Un retrato para Dickens se propose alors comme roman d’initiation (découverte de la mort, découverte de l’amour et de la violence mélangés en un incompréhensible ensemble, découverte du monde hostile du travail dans les fabriques, etc…), mais avec un style, une langue, truffé d’étrangetés, de petites déviations surprenantes qui traduisent avec la plus grande rigueur le regard du personnage, la nécessité de dire ce qui se voit et se sent tel qu’il se voit et se sent. La distorsion du regard est la distorsion du style (et aussi de ce qui est raconté), exactement comme avec certains des autres « raros » de la tradition littéraire uruguayenne (Felizberto Hernández, Marosa Di Giorgio et parfois Mario Levrero). Il n’y a aucune vérité qui vaille au-delà de cette distorsion. Les faits existent uniquement par le point de vue qui les fait exister. De là découle que la confrontation entre le style biblique et le style propre à l’auteur (qui ne doit pas se penser comme style mais purement et simplement comme quelque chose de « vécu », un ars poetico per se) devienne un des points de force du roman, créant et soulignant en permanence « l’inconfort » du lecteur.

Un livre à lire également comme une histoire de styles, depuis celui ampoulé de la Bible jusqu’à la subjectivité la plus extrême, en passant par la pompe du cuisinier ou les extravagants récits du perroquet-démon, véritable roman dans le roman qui le réécrit, comme une inclusion qui comblerait toute les autres inclusions. Le perroquet, d’autre part, prétend avoir dans ses entrailles (métamorphosées en pellicule) les images « enregistrées » de tout ce qu’il observe furtivement, lui permettant de tout raconter à nouveau et ajoutant ainsi un regard de plus à la série, celui du cinématographe, métaphore de la subjectivité artistique, comme si celle-ci serait la seule possible (sauf que les subjectivités sont innombrables).

Ce jeu dangereux de styles et d’inclusions - qui part d’une photographie (c’est-à-dire selon les mots de l’auteur « l’interprétation plastique de l’être ») qu’Armonía Somers reprend comme un étrange et douloureux ready-made à partir duquel tout recréer - devient un puissant repli dans les plis de la fiction et les courbes piégées d’un réel que sa fausseté même rend d’autant plus réel, et ce depuis sa nature même d’artefact et ses innombrables points de vues. Il est d’ailleurs intéressant de noter que le texte aurait souffert certaine « malédiction pharaonique » : l’auteur tomba gravement malade et la jeune fille de la photo mourut peu après la publication du livre.
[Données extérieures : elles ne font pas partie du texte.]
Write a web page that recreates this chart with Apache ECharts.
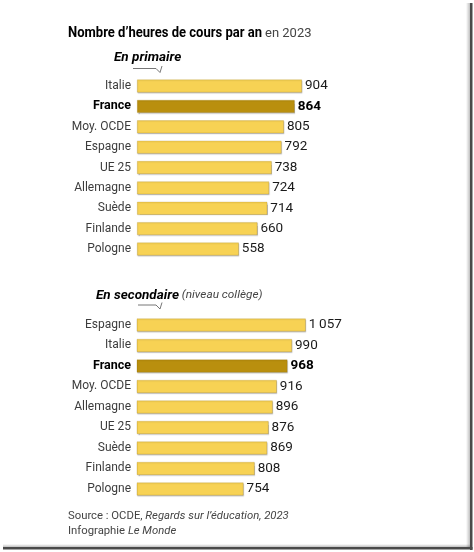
<!DOCTYPE html>
<html>
<head>
<meta charset="utf-8">
<script src="https://cdn.jsdelivr.net/npm/echarts@6/dist/echarts.min.js"></script>
<style>
html,body{margin:0;padding:0;background:#fff;}
#chart{width:474px;height:552px;}
</style>
</head>
<body>
<div id="chart"></div>
<script>
// ---- data ----
const primaryCategories = ['Italie','France','Moy. OCDE','Espagne','UE 25','Allemagne','Suède','Finlande','Pologne'];
const primaryValues = [904, 864, 805, 792, 738, 724, 714, 660, 558];
const secondaryCategories = ['Espagne','Italie','France','Moy. OCDE','Allemagne','UE 25','Suède','Finlande','Pologne'];
const secondaryValues = [1057, 990, 968, 916, 896, 876, 869, 808, 754];
const highlight = 'France';

const titleBold = 'Nombre d\u2019heures de cours par an';
const titleRest = 'en 2023';
const sectionPrimary = 'En primaire';
const sectionSecondary = 'En secondaire';
const sectionSecondaryNote = ' (niveau collège)';

const YELLOW = '#f7d254';
const GOLD = '#b98f0e';
const FONT = 'Roboto, "Liberation Sans", sans-serif';

function seriesData(cats, vals) {
  return vals.map((v, i) => {
    const hi = cats[i] === highlight;
    return {
      value: v,
      itemStyle: { color: hi ? GOLD : YELLOW },
      label: { fontWeight: hi ? 'bold' : 'normal', color: hi ? '#000' : '#1a1a1a' }
    };
  });
}

function fmt(v) {
  const s = String(v);
  return s.length > 3 ? s.slice(0, s.length - 3) + '\u2009' + s.slice(-3) : s;
}

// measure a text width to condense the title to the reference's width
function measure(text, font) {
  const c = document.createElement('canvas').getContext('2d');
  c.font = font;
  return c.measureText(text).width;
}
const titleFont = 'bold 15px Roboto, "Liberation Sans", sans-serif';
const titleScale = 194 / measure(titleBold, titleFont);

const gridLeft = 137, gridWidth = 182.5;

const catAxis = (gi, cats) => ({
  type: 'category', gridIndex: gi, data: cats, inverse: true,
  axisLine: { show: false }, axisTick: { show: false },
  axisLabel: {
    margin: 6, fontFamily: FONT, fontSize: 12, color: '#3c3c3c',
    formatter: (v) => v === highlight ? '{b|' + v + '}' : v,
    rich: { b: { fontWeight: 'bold', color: '#000', fontSize: 12.5, fontFamily: FONT } }
  }
});

const valAxis = (gi, min, max) => ({
  type: 'value', gridIndex: gi, min: min, max: max,
  show: false, splitLine: { show: false }
});

const barSeries = (gi, cats, vals) => ({
  type: 'bar', xAxisIndex: gi, yAxisIndex: gi,
  data: seriesData(cats, vals), barWidth: 13,
  itemStyle: {
    borderColor: 'rgba(150,110,0,0.35)', borderWidth: 0.6,
    shadowColor: 'rgba(0,0,0,0.25)', shadowBlur: 1, shadowOffsetX: 0.5, shadowOffsetY: 1
  },
  label: {
    show: true, position: 'right', distance: 3,
    fontFamily: FONT, fontSize: 13.5,
    formatter: (p) => fmt(p.value)
  },
  silent: true
});

const chart = echarts.init(document.getElementById('chart'), null, { renderer: 'canvas' });
chart.setOption({
  backgroundColor: '#fff',
  animation: false,
  grid: [
    { left: gridLeft, width: gridWidth, top: 75.8, height: 183.4 },
    { left: gridLeft, width: gridWidth, top: 314.7, height: 184.5 }
  ],
  xAxis: [ valAxis(0, 0, 1000), valAxis(1, 235, 1124) ],
  yAxis: [ catAxis(0, primaryCategories), catAxis(1, secondaryCategories) ],
  series: [ barSeries(0, primaryCategories, primaryValues), barSeries(1, secondaryCategories, secondaryValues) ],
  graphic: [
    { type: 'text', x: 68, y: 33.5, scaleX: titleScale, style: {
      text: titleBold, font: titleFont, fill: '#000', verticalAlign: 'middle'
    }},
    { type: 'text', x: 265, y: 34, style: {
      text: titleRest, fontFamily: FONT, fontSize: 13, fill: '#444', verticalAlign: 'middle'
    }},
    { type: 'text', x: 114, y: 58, style: {
      text: sectionPrimary, fontFamily: FONT, fontWeight: 'bold', fontStyle: 'italic', fontSize: 13.5, fill: '#000', verticalAlign: 'middle'
    }},
    { type: 'polyline', shape: { points: [[133, 68.5], [156, 68.5], [160, 72.5], [162, 66]] },
      style: { stroke: '#666', lineWidth: 0.9, fill: null } },
    { type: 'text', x: 96, y: 295.5, style: {
      text: '{b|' + sectionSecondary + '}{n|' + sectionSecondaryNote + '}', verticalAlign: 'middle',
      rich: {
        b: { fontFamily: FONT, fontWeight: 'bold', fontStyle: 'italic', fontSize: 13.5, fill: '#000' },
        n: { fontFamily: FONT, fontStyle: 'italic', fontSize: 11.8, fill: '#444' }
      }
    }},
    { type: 'polyline', shape: { points: [[138, 305], [156, 305], [160, 309], [162, 302.5]] },
      style: { stroke: '#666', lineWidth: 0.9, fill: null } },
    { type: 'text', x: 68, y: 509, style: {
      text: '{r|Source : OCDE, }{i|Regards sur l\u2019éducation, 2023}\n{r|Infographie }{i|Le Monde}',
      lineHeight: 14.5,
      rich: {
        r: { fontFamily: FONT, fontSize: 11.3, fill: '#444', lineHeight: 14.5 },
        i: { fontFamily: FONT, fontSize: 11.3, fontStyle: 'italic', fill: '#444', lineHeight: 14.5 }
      }
    }},
    // frame shadow (right and bottom)
    { type: 'rect', shape: { x: 466, y: 3, width: 4, height: 546 },
      style: { fill: new echarts.graphic.LinearGradient(0, 0, 1, 0, [{offset: 0, color: 'rgba(0,0,0,0)'}, {offset: 1, color: 'rgba(0,0,0,0.25)'}]) } },
    { type: 'rect', shape: { x: 470, y: 3, width: 2.5, height: 547 }, style: { fill: '#4a4a4a' } },
    { type: 'rect', shape: { x: 3, y: 544, width: 467, height: 3 },
      style: { fill: new echarts.graphic.LinearGradient(0, 0, 0, 1, [{offset: 0, color: 'rgba(0,0,0,0)'}, {offset: 1, color: 'rgba(0,0,0,0.25)'}]) } },
    { type: 'rect', shape: { x: 3, y: 547, width: 469.5, height: 2.5 }, style: { fill: '#4a4a4a' } }
  ]
});
</script>
</body>
</html>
Ce texte est aussi perturbant aujourd’hui qu’il y a plus de quarante ans, quand il fut publié pour la première foi en 1969. Car Un retrato para Dickens a la puissance de la modernité hors de toute modernité, une modernité différente, autonome, qui partant de ses surprenantes sources (la photo, les « documents », l’Oliver Twist de Dickens) tisse son propre espace et son propre temps.